‘Instructor’s Name’
Essay 5
Benjamin Drew was a white Abolitionist from Boston, who traveled to the Ontario region in Canada and interviewed and registered the stories of slaves, who escaped to Canada from America. His interviews were done during the 1850s, and the compilation of these hand-written interviews was first published in the year 1856. His works is the only major and reliable source of historical accounts of the plight of slaves who took refuge in Canada, and thus it gains an important spot in the black American history.
His work was in response to the crisis that befell on the Northern anti-slavery sentiment. In the year 1854, Reverend Nehemiah Adams, a former Boston abolitionist, had published a book called, “South-Side View of Slavery”, after a tour through South. In this book, he challenged the notions about the cruelty to slaves and advocated that the White owners were actually the guardians and the educators of the African race, and that the Africans were meant to be and happy to be slaves. So Drew’s work was mainly aimed at garnering support for anti-slavery movements in the North and to show the world, the atrocities inflicted on the blacks through slavery.

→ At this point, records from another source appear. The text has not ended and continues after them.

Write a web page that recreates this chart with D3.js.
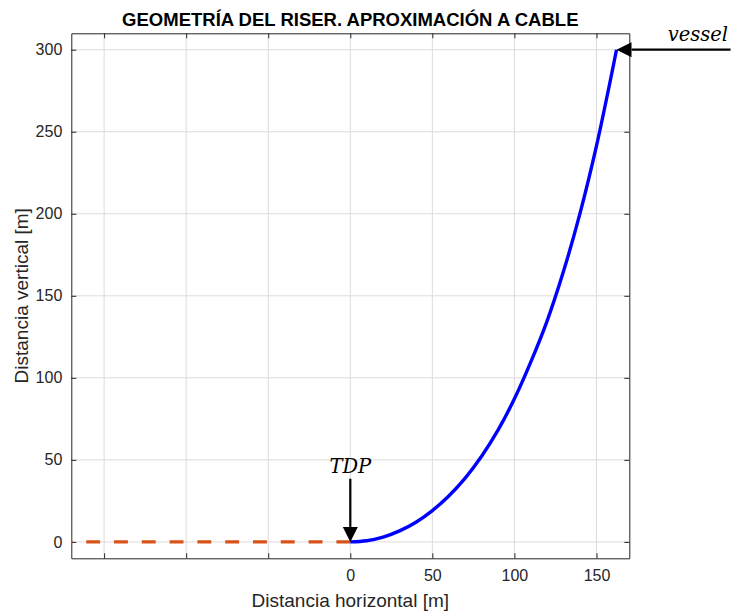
<!DOCTYPE html>
<html><head><meta charset="utf-8">
<script src="https://cdn.jsdelivr.net/npm/d3@7"></script>
<style>
html,body{margin:0;padding:0;background:#fff;}
svg{display:block;}
</style></head>
<body>
<script>
// Data
const riserX = [0,10,20,30,40,50,60,70,80,90,100,110,120,130,140,150,160,162.2];
const riserY = [0,0.7,2.9,6.7,12.0,19.1,28.0,38.9,52.2,68.1,87.2,109.7,134.9,165.2,200.4,241.4,288.9,300];
const seabedX = [0,-170];
const seabedY = [0,0];
const xTicks = [-150,-100,-50,0,50,100,150];
const xTickLabels = ["","","","0","50","100","150"];
const yTicks = [0,50,100,150,200,250,300];
const yTickLabels = ["0","50","100","150","200","250","300"];
const tdpPoint = [0,0], tdpStart = [0,38.5];
const vesselPoint = [162.2,300], vesselStart = [231.7,300];

const W=731,H=611;
const m={l:71.3,r:629.3,t:33.3,b:558.3};
const svg=d3.select("body").append("svg").attr("width",W).attr("height",H);
const x=d3.scaleLinear().domain([-170,170]).range([m.l,m.r]);
const y=d3.scaleLinear().domain([-10,310]).range([m.b,m.t]);
const axisCol="#262626", gridCol="#dcdcdc";

// grid
const g=svg.append("g");
g.selectAll(".gx").data(xTicks).join("line")
 .attr("x1",d=>x(d)).attr("x2",d=>x(d)).attr("y1",m.t).attr("y2",m.b)
 .attr("stroke",gridCol).attr("stroke-width",1);
g.selectAll(".gy").data(yTicks).join("line")
 .attr("y1",d=>y(d)).attr("y2",d=>y(d)).attr("x1",m.l).attr("x2",m.r)
 .attr("stroke",gridCol).attr("stroke-width",1);

// axes
const fontT="'Liberation Sans', Arial, sans-serif";
const xb=svg.append("g").attr("transform",`translate(0,${m.b})`)
 .call(d3.axisBottom(x).tickValues(xTicks).tickFormat((d,i)=>xTickLabels[i]).tickSizeInner(-5).tickSizeOuter(0).tickPadding(11));
const xt=svg.append("g").attr("transform",`translate(0,${m.t})`)
 .call(d3.axisTop(x).tickValues(xTicks).tickFormat("").tickSizeInner(-5).tickSizeOuter(0));
const yl=svg.append("g").attr("transform",`translate(${m.l},0)`)
 .call(d3.axisLeft(y).tickValues(yTicks).tickFormat((d,i)=>yTickLabels[i]).tickSizeInner(-5).tickSizeOuter(0).tickPadding(9));
const yr=svg.append("g").attr("transform",`translate(${m.r},0)`)
 .call(d3.axisRight(y).tickValues(yTicks).tickFormat("").tickSizeInner(-5).tickSizeOuter(0));
[xb,xt,yl,yr].forEach(a=>{
  a.select(".domain").attr("stroke",axisCol).attr("stroke-width",1);
  a.selectAll(".tick line").attr("stroke",axisCol).attr("stroke-width",1);
  a.selectAll(".tick text").attr("fill",axisCol).attr("font-family",fontT).attr("font-size",16);
});

// lines
const lineStraight=d3.line().x(d=>x(d[0])).y(d=>y(d[1]));
const lineSmooth=d3.line().x(d=>x(d[0])).y(d=>y(d[1])).curve(d3.curveCatmullRom);
svg.append("path").datum(seabedX.map((v,i)=>[v,seabedY[i]]))
 .attr("d",lineStraight).attr("fill","none").attr("stroke","#D95319").attr("stroke-width",3.3)
 .attr("stroke-dasharray","13.9,13.9");
svg.append("path").datum(riserX.map((v,i)=>[v,riserY[i]]))
 .attr("d",lineSmooth).attr("fill","none").attr("stroke","#0000FF").attr("stroke-width",3.4)
 .attr("stroke-linejoin","round");

// arrows
function arrow(from,to){
  const x1=x(from[0]),y1=y(from[1]),x2=x(to[0]),y2=y(to[1]);
  const ang=Math.atan2(y2-y1,x2-x1), L=15, hw=7.5;
  const bx=x2-L*Math.cos(ang), by=y2-L*Math.sin(ang);
  svg.append("line").attr("x1",x1).attr("y1",y1).attr("x2",bx).attr("y2",by)
   .attr("stroke","#000").attr("stroke-width",2.2);
  const px=-Math.sin(ang), py=Math.cos(ang);
  svg.append("path").attr("d",`M${x2},${y2}L${bx+px*hw},${by+py*hw}L${bx-px*hw},${by-py*hw}Z`).attr("fill","#000");
}
arrow(tdpStart,tdpPoint);
arrow(vesselStart,vesselPoint);
svg.append("text").attr("x",x(tdpStart[0])).attr("y",y(tdpStart[1])-6).attr("text-anchor","middle")
 .attr("font-family","'DejaVu Serif', serif").attr("font-style","italic").attr("font-size",19.5).attr("fill","#000").text("TDP");
svg.append("text").attr("x",728).attr("y",y(vesselPoint[1])-9).attr("text-anchor","end")
 .attr("font-family","'DejaVu Serif', serif").attr("font-style","italic").attr("font-size",19.5).attr("fill","#000").text("vessel");

// title and labels
svg.append("text").attr("x",(m.l+m.r)/2).attr("y",26).attr("text-anchor","middle")
 .attr("font-family",fontT).attr("font-weight","bold").attr("font-size",18.5).attr("fill","#000")
 .text("GEOMETRÍA DEL RISER. APROXIMACIÓN A CABLE");
svg.append("text").attr("x",(m.l+m.r)/2).attr("y",607).attr("text-anchor","middle")
 .attr("font-family",fontT).attr("font-size",19).attr("fill",axisCol).text("Distancia horizontal [m]");
svg.append("text").attr("transform",`translate(28,${(m.t+m.b)/2}) rotate(-90)`).attr("text-anchor","middle")
 .attr("font-family",fontT).attr("font-size",19).attr("fill",axisCol).text("Distancia vertical [m]");
</script>
</body></html>
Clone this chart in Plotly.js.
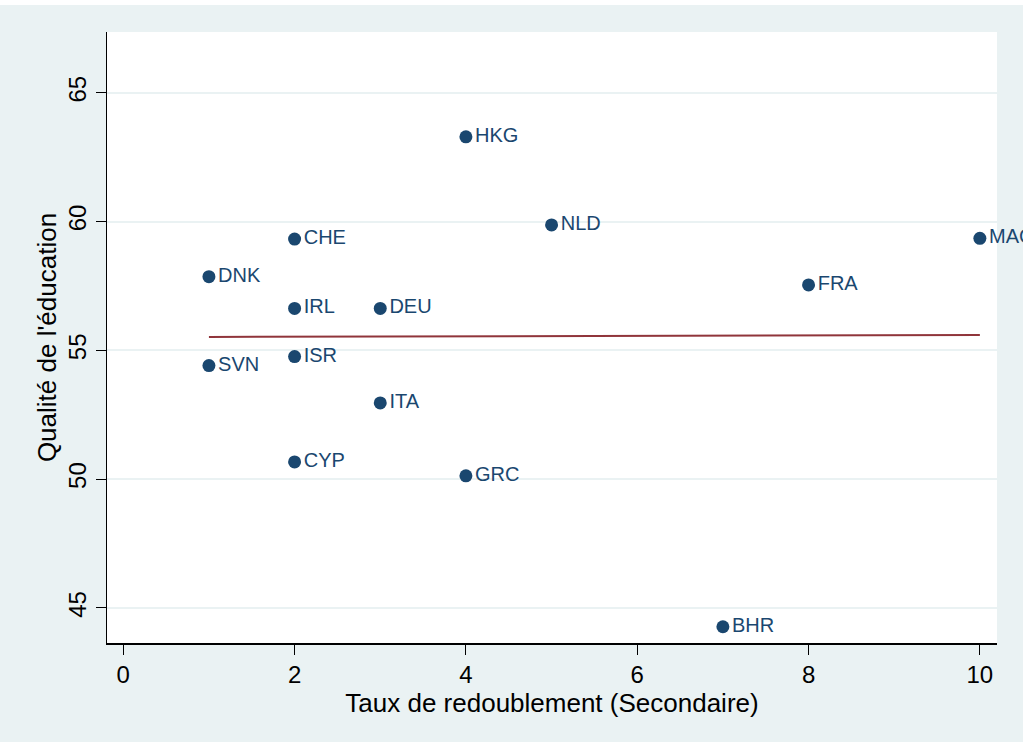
<!DOCTYPE html>
<html>
<head>
<meta charset="utf-8">
<script src="https://cdn.plot.ly/plotly-3.0.1.min.js"></script>
<style>
  html, body { margin: 0; padding: 0; background: #ffffff; }
  #chart { position: absolute; left: 0px; top: 5px; width: 1023px; height: 737px; }
</style>
</head>
<body>
<div id="chart"></div>
<script>
// Data
const countries = ["HKG", "NLD", "CHE", "MAC", "DNK", "FRA", "IRL", "DEU", "ISR", "SVN", "ITA", "CYP", "GRC", "BHR"];
const repetitionRate = [4, 5, 2, 10, 1, 8, 2, 3, 2, 1, 3, 2, 4, 7];
const educationQuality = [63.29, 59.87, 59.32, 59.35, 57.86, 57.54, 56.63, 56.63, 54.76, 54.41, 52.96, 50.67, 50.13, 44.27];

// Fitted line endpoints
const fitX = [1, 10];
const fitY = [55.52, 55.60];

const xTicks = [0, 2, 4, 6, 8, 10];
const yTicks = [45, 50, 55, 60, 65];

const FONT = "Liberation Sans, Arial, Helvetica, sans-serif";
const NAVY = "#1A476F";
const MAROON = "#90353B";
const BG = "#EAF2F3";

const traces = [
  {
    type: "scatter",
    mode: "lines",
    x: fitX,
    y: fitY,
    line: { color: MAROON, width: 2 },
    hoverinfo: "skip",
    showlegend: false
  },
  {
    type: "scatter",
    mode: "markers+text",
    x: repetitionRate,
    y: educationQuality,
    text: countries,
    textposition: "middle right",
    textfont: { family: FONT, size: 20, color: NAVY },
    marker: { color: NAVY, size: 13 },
    cliponaxis: false,
    hoverinfo: "skip",
    showlegend: false
  }
];

const layout = {
  width: 1023,
  height: 737,
  paper_bgcolor: BG,
  plot_bgcolor: "#ffffff",
  margin: { l: 107, r: 26, t: 27, b: 99, pad: 0 },
  font: { family: FONT, color: "#000000" },
  showlegend: false,
  xaxis: {
    range: [-0.19, 10.2],
    tickvals: xTicks,
    ticktext: xTicks.map(String),
    ticks: "outside",
    ticklen: 10,
    tickwidth: 1,
    tickcolor: "#000000",
    tickfont: { family: FONT, size: 24, color: "#000000" },
    showline: true,
    linecolor: "#000000",
    linewidth: 1.5,
    showgrid: false,
    zeroline: false,
    automargin: false,
    title: { text: "Taux de redoublement (Secondaire)", font: { family: FONT, size: 26, color: "#000000" }, standoff: 0 }
  },
  yaxis: {
    range: [43.64, 67.36],
    tickvals: yTicks,
    ticktext: yTicks.map(String),
    tickangle: -90,
    ticks: "outside",
    ticklen: 10,
    tickwidth: 1,
    tickcolor: "#000000",
    tickfont: { family: FONT, size: 24, color: "#000000" },
    showline: true,
    linecolor: "#000000",
    linewidth: 1.5,
    showgrid: true,
    gridcolor: BG,
    gridwidth: 2,
    zeroline: false,
    automargin: false,
    title: { text: "Qualité de l'éducation", font: { family: FONT, size: 26, color: "#000000" }, standoff: 0 }
  }
};

Plotly.newPlot("chart", traces, layout, { staticPlot: true, displayModeBar: false });
</script>
</body>
</html>
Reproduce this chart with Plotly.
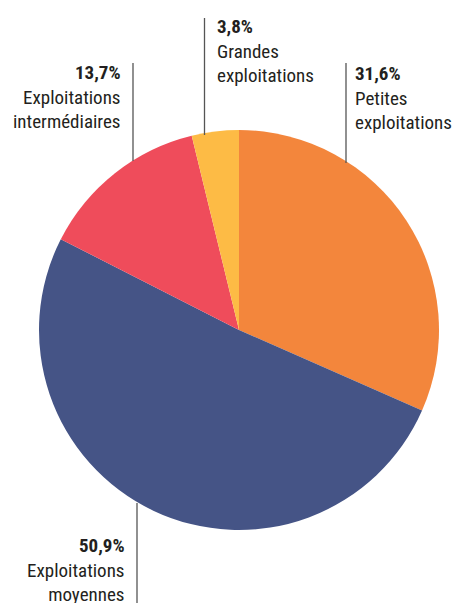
import plotly.graph_objects as go

# Répartition des exploitations par taille
categories = ["Petites exploitations", "Exploitations moyennes",
              "Exploitations intermédiaires", "Grandes exploitations"]
label_lines = [["Petites", "exploitations"], ["Exploitations", "moyennes"],
               ["Exploitations", "intermédiaires"], ["Grandes", "exploitations"]]
values = [31.6, 50.9, 13.7, 3.8]
colors = ["#F3863C", "#455486", "#EF4C5B", "#FDBB45"]

W, H = 457, 603
FONT = "Liberation Sans Narrow, Roboto Condensed, Arial Narrow, sans-serif"
TXT = "#231F20"

def px(x):
    return x / W

def py(y):
    return 1 - y / H

fig = go.Figure(go.Pie(
    labels=categories,
    values=values,
    marker=dict(colors=colors, line=dict(width=0)),
    sort=False,
    direction="clockwise",
    rotation=0,
    textinfo="none",
    hoverinfo="label+percent",
    showlegend=False,
    domain=dict(x=[px(39), px(439)], y=[py(530), py(130)]),
))

def fmt(v):
    return f"{v:.1f}".replace(".", ",") + "%"

# label placement: (anchor x, top y, side) and leader line (x, y0, y1)
label_pos = [
    (353, 60, "left"),
    (127, 532, "right"),
    (123, 59, "right"),
    (215, 13, "left"),
]
leaders = [
    (346, 63, 163),
    (137, 503, 603),
    (133, 63, 161),
    (204.5, 18, 135),
]

for v, lines, (x, y, side), (lx, ly0, ly1) in zip(values, label_lines, label_pos, leaders):
    text = f"<b>{fmt(v)}</b><br>" + "<br>".join(lines)
    fig.add_annotation(
        x=px(x), y=py(y), xref="paper", yref="paper",
        xanchor=side, yanchor="top", align=side,
        text=text, showarrow=False,
        font=dict(family=FONT, size=19, color=TXT),
    )
    fig.add_shape(
        type="line", xref="paper", yref="paper",
        x0=px(lx), x1=px(lx), y0=py(ly0), y1=py(ly1),
        line=dict(color="#555555", width=1.3),
    )

fig.update_layout(
    width=W, height=H,
    margin=dict(l=0, r=0, t=0, b=0),
    paper_bgcolor="white",
    plot_bgcolor="white",
)

fig.write_html("out.html")
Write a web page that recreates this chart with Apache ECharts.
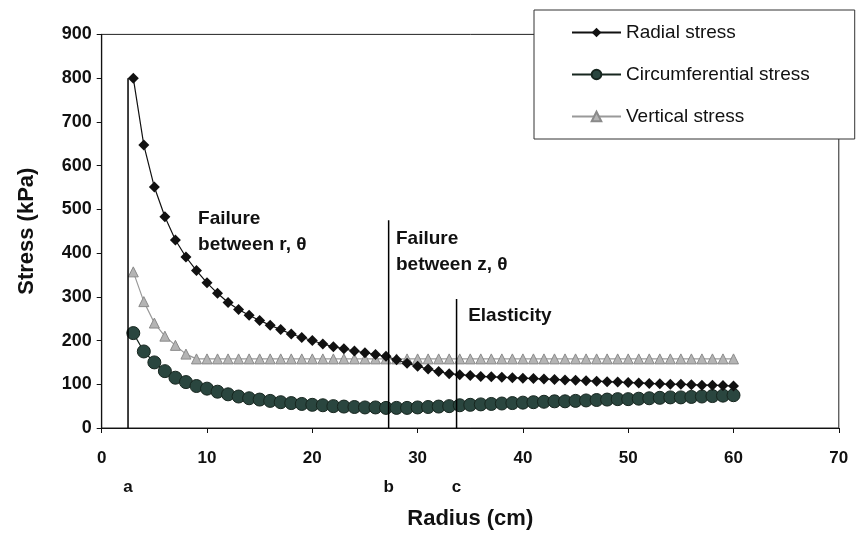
<!DOCTYPE html>
<html><head><meta charset="utf-8">
<script src="https://cdn.jsdelivr.net/npm/echarts@6/dist/echarts.min.js"></script>
<style>html,body{margin:0;padding:0;background:#fff}#c{width:859px;height:535px}</style>
</head><body><div id="c"></div>
<script>
// Radius (cm) of each computed point
const radius = [3,4,5,6,7,8,9,10,11,12,13,14,15,16,17,18,19,20,21,22,23,24,25,26,27,28,29,30,31,32,33,34,35,36,37,38,39,40,41,42,43,44,45,46,47,48,49,50,51,52,53,54,55,56,57,58,59,60];
// Stress values (kPa)
const radialStress = [800,647,551,483,430,391,360,332,308,287,271,258,246,235,225,215,207,200,192,186,181,176,172,168,164,156,148,141,135,129,124,122,120,118,117,116,115,114,113,112,111,110,109,108,107,106,105,104,103,102,101,100,100,99,98,98,97,96];
const circumferentialStress = [217,175,150,130,115,105,96,90,83,77,72,68,65,62,59,57,55,53,52,50,49,48,47,47,46,46,46,47,48,49,50,52,53,54,55,56,57,58,59,60,61,61,62,63,64,65,66,66,67,68,69,70,70,71,72,73,74,75];
const verticalStress = [357,289,240,210,189,169,158,158,158,158,158,158,158,158,158,158,158,158,158,158,158,158,158,158,158,158,158,158,158,158,158,158,158,158,158,158,158,158,158,158,158,158,158,158,158,158,158,158,158,158,158,158,158,158,158,158,158,158];
// Zone boundaries: radius, top of line, letter
const boundaryR = [2.5, 27.25, 33.7];
const boundaryTop = [800, 475, 295];
const boundaryLetter = ['a', 'b', 'c'];
// Zone annotations: text, anchor radius, anchor stress (top-left of text)
const noteText = ['Failure\nbetween r, \u03b8', 'Failure\nbetween z, \u03b8', 'Elasticity'];
const noteR = [9.15, 27.95, 34.8];
const noteS = [508, 463, 287];
const xTicks = {min: 0, max: 70, interval: 10};
const yTicks = {min: 0, max: 900, interval: 100};

const chart = echarts.init(document.getElementById('c'), null, {renderer: 'canvas'});
const zip = (a, b) => a.map((v, i) => [v, b[i]]);
const FONT = '"Liberation Sans", Arial, sans-serif';

const series = [
  {name: 'Radial stress', type: 'line', data: zip(radius, radialStress), symbol: 'diamond', symbolSize: 11,
   itemStyle: {color: '#111'}, lineStyle: {color: '#111', width: 1.2}, z: 5},
  {name: 'Circumferential stress', type: 'line', data: zip(radius, circumferentialStress), symbol: 'circle', symbolSize: 13,
   itemStyle: {color: '#2a463f', borderColor: '#17261f', borderWidth: 1}, lineStyle: {color: '#17261f', width: 1.2}, z: 4},
  {name: 'Vertical stress', type: 'line', data: zip(radius, verticalStress), symbol: 'triangle', symbolSize: 10,
   itemStyle: {color: '#b4b4b4', borderColor: '#8a8a8a', borderWidth: 1}, lineStyle: {color: '#999', width: 1.2}, z: 3}
];
boundaryR.forEach((r, i) => {
  series.push({type: 'line', data: [[r, 0], [r, boundaryTop[i]]], symbol: 'none', silent: true,
    lineStyle: {color: '#000', width: 1.5}, z: 6});
});

chart.setOption({
  animation: false,
  backgroundColor: '#fff',
  grid: {left: 101.7, right: 20.2, top: 34.4, bottom: 101.7, show: true, borderColor: '#222', borderWidth: 1, backgroundColor: 'transparent'},
  xAxis: {type: 'value', min: xTicks.min, max: xTicks.max, interval: xTicks.interval,
    name: 'Radius (cm)', nameLocation: 'middle', nameGap: 80,
    nameTextStyle: {fontFamily: FONT, fontWeight: 'bold', fontSize: 22, color: '#111'},
    axisLine: {lineStyle: {color: '#111', width: 1.2}}, axisTick: {length: 5, lineStyle: {color: '#111'}},
    axisLabel: {margin: 22, fontFamily: FONT, fontWeight: 'bold', fontSize: 17, color: '#111'},
    splitLine: {show: false}},
  yAxis: {type: 'value', min: yTicks.min, max: yTicks.max, interval: yTicks.interval,
    name: 'Stress (kPa)', nameLocation: 'middle', nameGap: 64,
    nameTextStyle: {fontFamily: FONT, fontWeight: 'bold', fontSize: 22, color: '#111'},
    axisLine: {show: true, lineStyle: {color: '#111', width: 1.2}}, axisTick: {show: true, length: 5, lineStyle: {color: '#111'}},
    axisLabel: {margin: 10, fontFamily: FONT, fontWeight: 'bold', fontSize: 18, color: '#111'},
    splitLine: {show: false}},
  legend: {data: ['Radial stress', 'Circumferential stress', 'Vertical stress'], orient: 'vertical',
    left: 534, top: 10, padding: [13, 45, 13, 37], itemGap: 23, itemWidth: 49, itemHeight: 12,
    backgroundColor: '#fff', borderColor: '#333', borderWidth: 1,
    textStyle: {fontFamily: FONT, fontSize: 19, color: '#111', lineHeight: 19}},
  series: series
});

const graphics = [];
boundaryR.forEach((r, i) => {
  const p = chart.convertToPixel({gridIndex: 0}, [r, 0]);
  graphics.push({type: 'text', x: p[0], y: p[1] + 59, style: {text: boundaryLetter[i], font: 'bold 17px ' + FONT, fill: '#111', textAlign: 'center', textVerticalAlign: 'middle'}});
});
noteText.forEach((t, i) => {
  const p = chart.convertToPixel({gridIndex: 0}, [noteR[i], noteS[i]]);
  graphics.push({type: 'text', x: p[0], y: p[1], style: {text: t, font: 'bold 19px ' + FONT, fill: '#111', textAlign: 'left', textVerticalAlign: 'top', lineHeight: 26}});
});
chart.setOption({graphic: graphics});
</script>
</body></html>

The interview of Mrs. James Steward clearly indicates the amount of physical violence wreaked out on the slaves. Today we have laws to prevent cruelty inflicted even on animals. But it is appalling to know that, a legal system in a bygone era, either allowed or was blind, to such physical torture induced on human beings. Her interview clearly explains how slaves were not given enough food, and were not treated with dignity. She talks not just about her sufferings she clearly elucidates the wounds and punishments meted out to her siblings. The part were here sister was separated from her new born child further highlights her White Master’s meanness. She not just delineate how she miraculously escaped from slavery but also explains how she had longed during all those years of slavery that she somehow run away from this undignified life.
The account of Mrs. Nancy Howard is full of horror as to how cruel punishments were given by her master for even the simplest of mistakes, like forgetting to place a carving knife on the dining table. She also says how slaves were not even allowed to marry the person they love. We understand how the scar of the slave experience leaves a permanent mark, when she says even after her escape she has nightmares of being captured and taken back to her former life.
Drew through these interviews attempt to prove that, the claims of Adams and other like minded slavery proponents were wrong, and showcases to the world what a life of a slave really is. Thus, Drew through sharing the real slavery experiences of the African Americans in Canada, throws light on the evils of the slave practice and tries to gather the much needed support for the slavery abolition movement.